De todas formas, esta mentira no afectó a nadie más que a mí, y me protegió en verdad. Pero no creo que sea ésa la realidad de la mayoría de las mentiras. Así que os invito a hacer como Cathal Morrow, el hombre que decidió realizar el experimento de no mentir en un año, sólo que yo creo que es extremadamente difícil y no tengo mucha fe en el éxito (por la fuerza de la costumbre, que es tan grande que seguro que se te escapa alguna pequeñita), si bien os aliento de la forma más entusiasta porque realizar el experimento desde luego contribuirá sin lugar a dudas al crecimiento personal de la persona, no sabemos si moralmente, que es casi seguro, pero desde luego en experiencia sí y mucho.
Para empezar, una de las razones que considero un obstáculo para esta empresa, es las relaciones sociales. Estamos acostumbrados a quedar bien y a que queden bien con nosotros: si pedimos la opinión de alguien acerca de nuestro aspecto, esperamos una valoración que parezca objetiva pero, sin duda, sea favorable. Y a veces mentimos como bellacos.
Como este tema hace tiempo que me preocupa, el de la verdad, procuro decir justamente lo que pienso desde el enfoque más positivo, sin evitar la crítica, eso sí, casi siempre contrarrestada por una valoración si no positiva, al menos constructiva, ya que hacer daño porque sí creo que es peor que ciertas mentirijillas. Y a mi parecer, creo que es lo mejor que se puede hacer, ya que la otra persona ve que realmente le estás diciendo la verdad y que además estás teniendo en cuenta sus sentimientos para no herirlos, pero aún así no quitas la posible crítica que le pueda hacer crecer o mejorar en esa faceta de su vida, por tanto siento que es una opción más que considerable entre la mentira y la crueldad: sinceridad con positivismo. Conclusión: no hace falta decir mentiras.
¿Qué pasa si te cruzas con una persona contraria a tus ideas políticas por completo? Pues si no tienes ganas de discutir y tampoco quieres mentir, le puedes proponer buscar puntos en común y ver cuánto os puede ayudar a crecer a ámbos el escuchar la parte del otro.
No sé. Puede que penséis diferente pero me gustaría que fuese cierto que se puede vivir sin decir mentiras.
Es más quiero pensar que no forma parte de nuestro ser, que no es un mecanismo de defensa inherente a nuestro instinto, sino una mala costumbre adquirida por el encorsetamiento de la sociedad.

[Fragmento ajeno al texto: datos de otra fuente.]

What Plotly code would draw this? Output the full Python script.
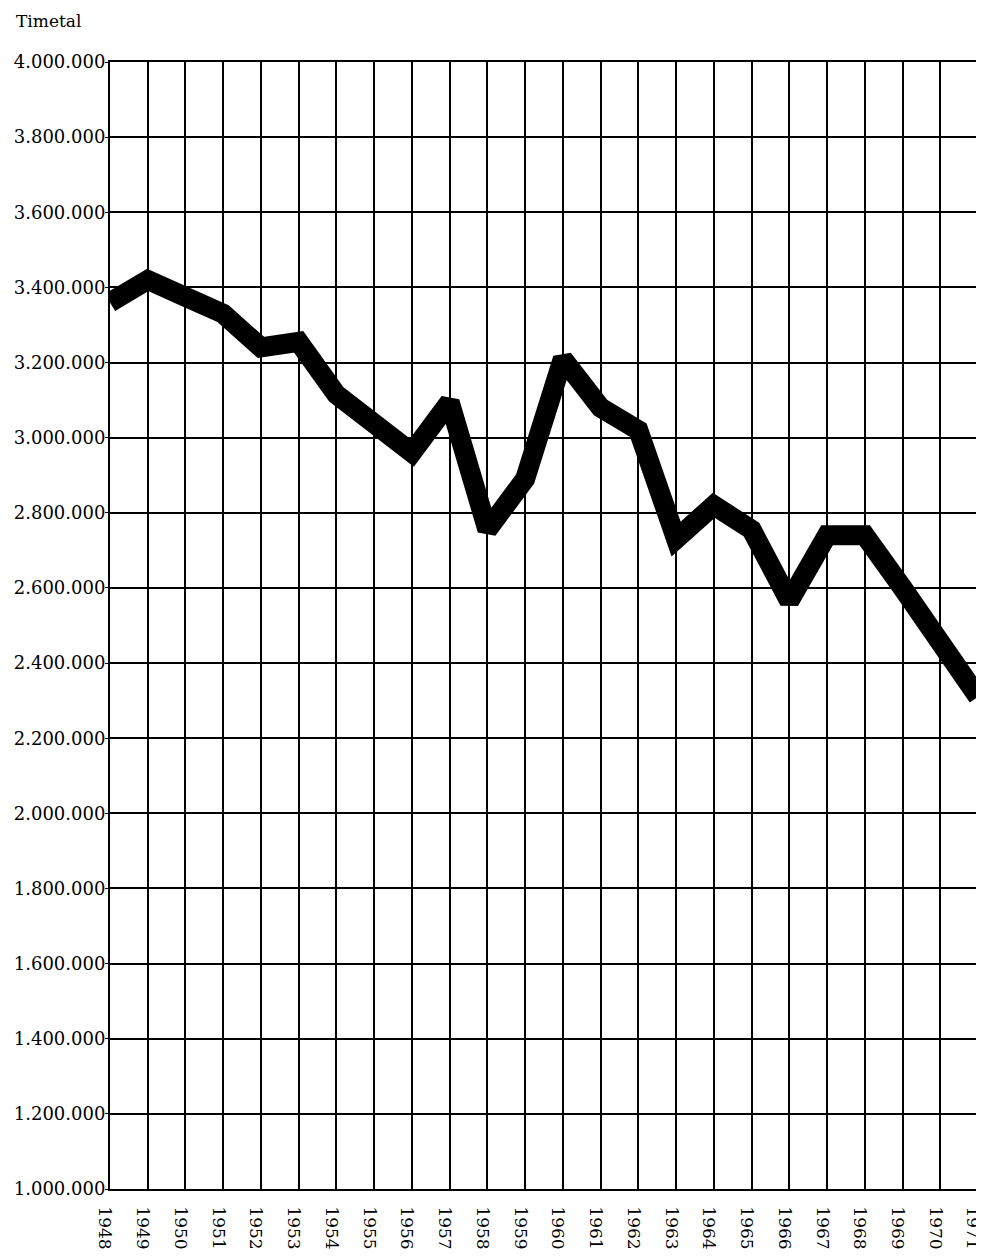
import plotly.graph_objects as go

years = list(range(1948, 1972))
timetal = [3360000, 3420000, 3375000, 3330000, 3240000, 3255000, 3115000, 3040000,
           2960000, 3095000, 2755000, 2890000, 3210000, 3080000, 3020000, 2730000,
           2820000, 2755000, 2565000, 2740000, 2740000, 2600000, 2455000, 2310000]

y_ticks = list(range(1000000, 4000001, 200000))
y_labels = [f"{v:,}".replace(",", ".") for v in y_ticks]
x_labels = [str(y) for y in years]

FONT = "DejaVu Serif"

fig = go.Figure()
fig.add_trace(go.Scatter(x=years, y=timetal, mode="lines",
                         line=dict(color="black", width=20), hoverinfo="skip"))

# page body has an 8px margin, so the figure is a bit smaller than the window
fig.update_layout(
    width=976, height=1248,
    margin=dict(l=102, r=6, t=54, b=67),
    paper_bgcolor="white", plot_bgcolor="white",
    showlegend=False,
    font=dict(family=FONT, size=17, color="black"),
    annotations=[dict(text="Timetal", xref="paper", yref="paper", x=-0.111, y=1.026,
                      xanchor="left", yanchor="bottom", showarrow=False,
                      font=dict(family=FONT, size=17, color="black"))],
)
fig.update_xaxes(range=[1948, 1971], tickvals=years, ticktext=x_labels, tickangle=90,
                 tickfont=dict(family=FONT, size=17, color="black"),
                 showgrid=True, gridcolor="black", gridwidth=2,
                 showline=True, linecolor="black", linewidth=2, mirror=True,
                 ticks="", zeroline=False, ticklabelstandoff=12, ticklabelshift=-5,
                 ticklabeloverflow="allow", automargin=False)
fig.update_yaxes(range=[1000000, 4000000], tickvals=y_ticks, ticktext=y_labels,
                 tickfont=dict(family=FONT, size=18, color="black"),
                 showgrid=True, gridcolor="black", gridwidth=2,
                 showline=True, linecolor="black", linewidth=2, mirror=True,
                 ticks="outside", ticklen=3, tickcolor="black", zeroline=False,
                 ticklabelstandoff=-4, automargin=False)

fig.write_html("out.html")
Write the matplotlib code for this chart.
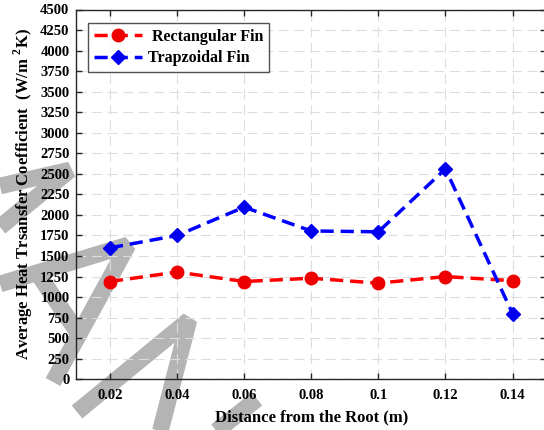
import matplotlib
matplotlib.use("Agg")
import matplotlib.pyplot as plt
from matplotlib.lines import Line2D

plt.rcParams["font.family"] = ["Liberation Serif", "DejaVu Serif"]
plt.rcParams["font.weight"] = "bold"
plt.rcParams["mathtext.fontset"] = "custom"
plt.rcParams["mathtext.rm"] = "Liberation Serif:bold"
plt.rcParams["mathtext.bf"] = "Liberation Serif:bold"

# Distance from the fin root (m)
distance = [0.02, 0.04, 0.06, 0.08, 0.10, 0.12, 0.14]
# Average heat transfer coefficient (W/m^2 K)
h_rectangular = [1190, 1305, 1190, 1230, 1170, 1250, 1200]
h_trapezoidal = [1600, 1750, 2095, 1805, 1795, 2560, 800]

x_ticks = [0.02, 0.04, 0.06, 0.08, 0.10, 0.12, 0.14]
x_tick_labels = ["0.02", "0.04", "0.06", "0.08", "0.1", "0.12", "0.14"]
y_ticks = list(range(0, 4501, 250))

W, H = 544, 430
fig = plt.figure(figsize=(W / 100, H / 100), dpi=100)
fig.patch.set_facecolor("white")

# grey brush strokes in the background (pixel coordinates, origin top-left)
strokes = [
    [(0, 186), (70, 170), (0, 227)],
    [(0, 284), (128, 245), (53, 382)],
    [(38, 274), (80, 336)],
    [(77, 412), (189, 320), (158, 440)],
    [(257, 399), (205, 440)],
]
for s in strokes:
    xs = [p[0] / W for p in s]
    ys = [1 - p[1] / H for p in s]
    fig.add_artist(Line2D(xs, ys, transform=fig.transFigure, color="#b4b4b4",
                          lw=12, solid_capstyle="butt", solid_joinstyle="bevel",
                          zorder=-5))

ax = fig.add_axes([76.4 / W, 1 - 379.3 / H, 469.7 / W, 369.8 / H])
ax.set_facecolor("none")

dash = (0, (3.8, 2.0))
ax.plot(distance, h_rectangular, linestyle=dash, color="#ff0000", lw=2.5,
        marker="o", markersize=9, markerfacecolor="#ee0000", markeredgecolor="#ee0000",
        label=" Rectangular Fin", zorder=3)
ax.plot(distance, h_trapezoidal, linestyle=dash, color="#0000ff", lw=2.5,
        marker="D", markersize=7, markerfacecolor="#0000ee", markeredgecolor="#0000ee",
        label="Trapzoidal Fin", zorder=3)

ax.set_xlim(0.01, 0.15)
ax.set_ylim(0, 4500)
ax.set_xticks(x_ticks)
ax.set_xticklabels(x_tick_labels)
ax.set_yticks(y_ticks)

ax.grid(True, color="#dddddd", linestyle=(0, (9, 5)), lw=0.8, zorder=0)
ax.tick_params(direction="in", length=4, width=1, top=True, right=True,
               labelsize=10.5, colors="#262626")
ax.tick_params(axis="y", pad=5)
ax.tick_params(axis="x", pad=7)
for lab in ax.get_xticklabels() + ax.get_yticklabels():
    lab.set_fontweight("bold")
    lab.set_color("black")
for sp in ax.spines.values():
    sp.set_color("#262626")
    sp.set_linewidth(1)

ax.set_xlabel("Distance from the Root (m)", fontsize=12, fontweight="bold", labelpad=5)
ax.set_ylabel(r"Average Heat Trsansfer Coefficient  (W/m $^{2}$K)", fontsize=12,
              fontweight="bold", labelpad=4)

leg = ax.legend(loc="upper left", bbox_to_anchor=(0.0247, 0.9635), borderaxespad=0,
                frameon=True, fancybox=False, edgecolor="#262626", handlelength=3.0,
                borderpad=0.35, labelspacing=0.35, handletextpad=0.4,
                prop={"weight": "bold", "size": 11.5})
leg.get_frame().set_linewidth(1)

fig.savefig("out.png", dpi=100, facecolor="white")
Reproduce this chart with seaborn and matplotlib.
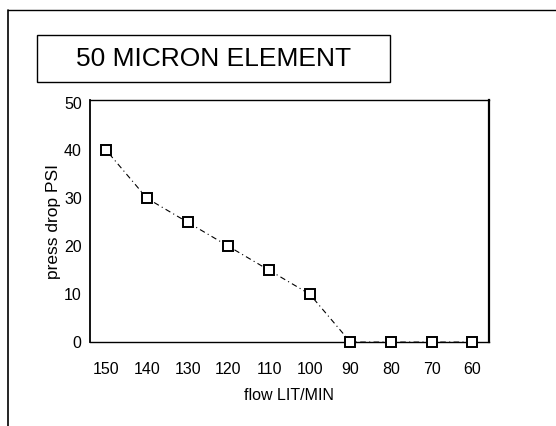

Quizás sea muy rousseauniana y piense que los males del hombre se deben a la sociedad y esté equivocada. Pero de momento me niego.
Prefiero que las verdades duelan pero hagan crecer antes que las mentiras faciliten las cosas ahora y creen indivíduos débiles en el futuro, incapaces de hacer frente a los verdaderos obstáculos de la vida.
Hay que asumir nuestros propios pensamientos, creerlos de verdad (claro que para ello hace falta cuestionarse a uno mismo para que no queden huecos e incoherencias) y luego ser capaces de mostrarlos y hacer frente a lo que te echen, porque ya no hay resquicios que nos puedan debilitar, tan sólo matices y nuevas visiones que nos hagan crecer.